_Task_.
Copy nothing but the text: repeat each entry exactly and drop the images.

_Given records_.
◇ ◇ ◇ ◇ ◇ ◇ ◇

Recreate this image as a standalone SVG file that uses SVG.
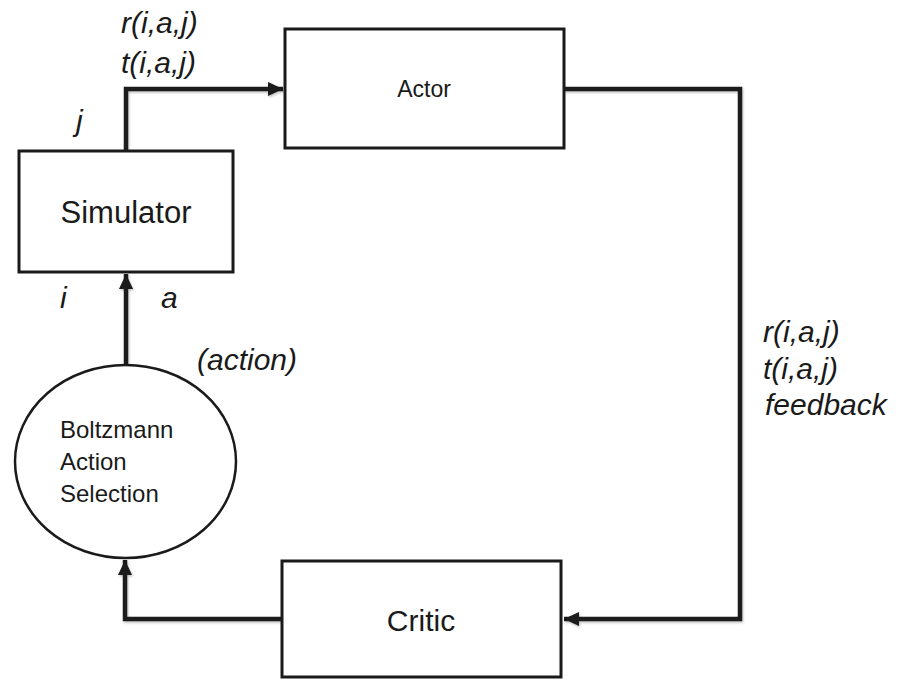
<svg xmlns="http://www.w3.org/2000/svg" width="899" height="679" viewBox="0 0 899 679">
<style>
.box{fill:#fff;stroke:#1a1a1a;stroke-width:3}
.conn{fill:none;stroke:#1a1a1a;stroke-width:4.5;stroke-linejoin:miter}
.lbl{font-family:"Liberation Sans",Arial,sans-serif;fill:#1a1a1a}
.it{font-family:"Liberation Sans",Arial,sans-serif;font-style:italic;font-size:30px;fill:#1a1a1a}
</style>
<defs>
<marker id="arr" markerUnits="userSpaceOnUse" markerWidth="16" markerHeight="14" refX="15" refY="7" orient="auto">
<path d="M0,0 L15,7 L0,14 Z" fill="#1a1a1a"/>
</marker>
<filter id="sh" x="-5%" y="-5%" width="110%" height="110%">
<feDropShadow dx="1" dy="1.5" stdDeviation="1" flood-color="#000" flood-opacity="0.25"/>
</filter>
</defs>
<g id="connectors" filter="url(#sh)">
<path class="conn" d="M126,151 V89 H283" marker-end="url(#arr)"/>
<path class="conn" d="M564,89 H740 V619 H564" marker-end="url(#arr)"/>
<path class="conn" d="M282,619 H125 V560" marker-end="url(#arr)"/>
<path class="conn" d="M126,365 V274" marker-end="url(#arr)"/>
</g>
<g id="simulator">
<rect class="box" x="19" y="151" width="214" height="121"/>
<text class="lbl" x="126" y="223" font-size="31" text-anchor="middle">Simulator</text>
</g>
<g id="actor">
<rect class="box" x="285" y="29" width="279" height="119"/>
<text class="lbl" x="424" y="97" font-size="23" text-anchor="middle">Actor</text>
</g>
<g id="critic">
<rect class="box" x="282" y="561" width="279" height="116"/>
<text class="lbl" x="421" y="631" font-size="30" text-anchor="middle">Critic</text>
</g>
<g id="boltzmann">
<ellipse cx="125.5" cy="461.5" rx="110.5" ry="96.5" fill="#fff" stroke="#1a1a1a" stroke-width="2.5"/>
<text class="lbl" font-size="24"><tspan x="60" y="438">Boltzmann</tspan><tspan x="60" y="470">Action</tspan><tspan x="60" y="502">Selection</tspan></text>
</g>
<g id="labels">
<text class="it" x="121" y="33">r(i,a,j)</text>
<text class="it" x="121" y="73">t(i,a,j)</text>
<text class="it" x="76" y="131">j</text>
<text class="it" x="60" y="308">i</text>
<text class="it" x="161" y="308">a</text>
<text class="it" x="197" y="370">(action)</text>
<text class="it" x="763" y="342">r(i,a,j)</text>
<text class="it" x="763" y="379">t(i,a,j)</text>
<text class="it" x="765" y="415">feedback</text>
</g>
</svg>
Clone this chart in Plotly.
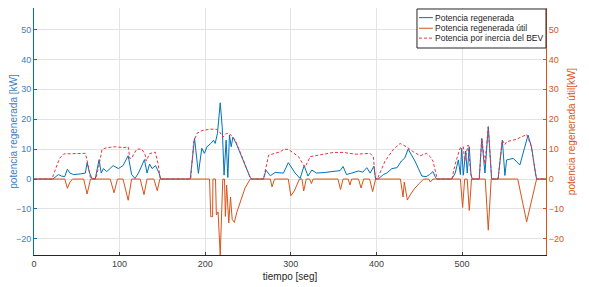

◇ ◇ ◇ ◇ ◇ ◇ ◇

_Written answer_.
Recreate this image as a standalone SVG file that uses SVG.
<svg xmlns="http://www.w3.org/2000/svg" width="899" height="679" viewBox="0 0 899 679">
<style>
.box{fill:#fff;stroke:#1a1a1a;stroke-width:3}
.conn{fill:none;stroke:#1a1a1a;stroke-width:4.5;stroke-linejoin:miter}
.lbl{font-family:"Liberation Sans",Arial,sans-serif;fill:#1a1a1a}
.it{font-family:"Liberation Sans",Arial,sans-serif;font-style:italic;font-size:30px;fill:#1a1a1a}
</style>
<defs>
<marker id="arr" markerUnits="userSpaceOnUse" markerWidth="16" markerHeight="14" refX="15" refY="7" orient="auto">
<path d="M0,0 L15,7 L0,14 Z" fill="#1a1a1a"/>
</marker>
<filter id="sh" x="-5%" y="-5%" width="110%" height="110%">
<feDropShadow dx="1" dy="1.5" stdDeviation="1" flood-color="#000" flood-opacity="0.25"/>
</filter>
</defs>
<g id="connectors" filter="url(#sh)">
<path class="conn" d="M126,151 V89 H283" marker-end="url(#arr)"/>
<path class="conn" d="M564,89 H740 V619 H564" marker-end="url(#arr)"/>
<path class="conn" d="M282,619 H125 V560" marker-end="url(#arr)"/>
<path class="conn" d="M126,365 V274" marker-end="url(#arr)"/>
</g>
<g id="simulator">
<rect class="box" x="19" y="151" width="214" height="121"/>
<text class="lbl" x="126" y="223" font-size="31" text-anchor="middle">Simulator</text>
</g>
<g id="actor">
<rect class="box" x="285" y="29" width="279" height="119"/>
<text class="lbl" x="424" y="97" font-size="23" text-anchor="middle">Actor</text>
</g>
<g id="critic">
<rect class="box" x="282" y="561" width="279" height="116"/>
<text class="lbl" x="421" y="631" font-size="30" text-anchor="middle">Critic</text>
</g>
<g id="boltzmann">
<ellipse cx="125.5" cy="461.5" rx="110.5" ry="96.5" fill="#fff" stroke="#1a1a1a" stroke-width="2.5"/>
<text class="lbl" font-size="24"><tspan x="60" y="438">Boltzmann</tspan><tspan x="60" y="470">Action</tspan><tspan x="60" y="502">Selection</tspan></text>
</g>
<g id="labels">
<text class="it" x="121" y="33">r(i,a,j)</text>
<text class="it" x="121" y="73">t(i,a,j)</text>
<text class="it" x="76" y="131">j</text>
<text class="it" x="60" y="308">i</text>
<text class="it" x="161" y="308">a</text>
<text class="it" x="197" y="370">(action)</text>
<text class="it" x="763" y="342">r(i,a,j)</text>
<text class="it" x="763" y="379">t(i,a,j)</text>
<text class="it" x="765" y="415">feedback</text>
</g>
</svg>
Clone this chart in Plotly.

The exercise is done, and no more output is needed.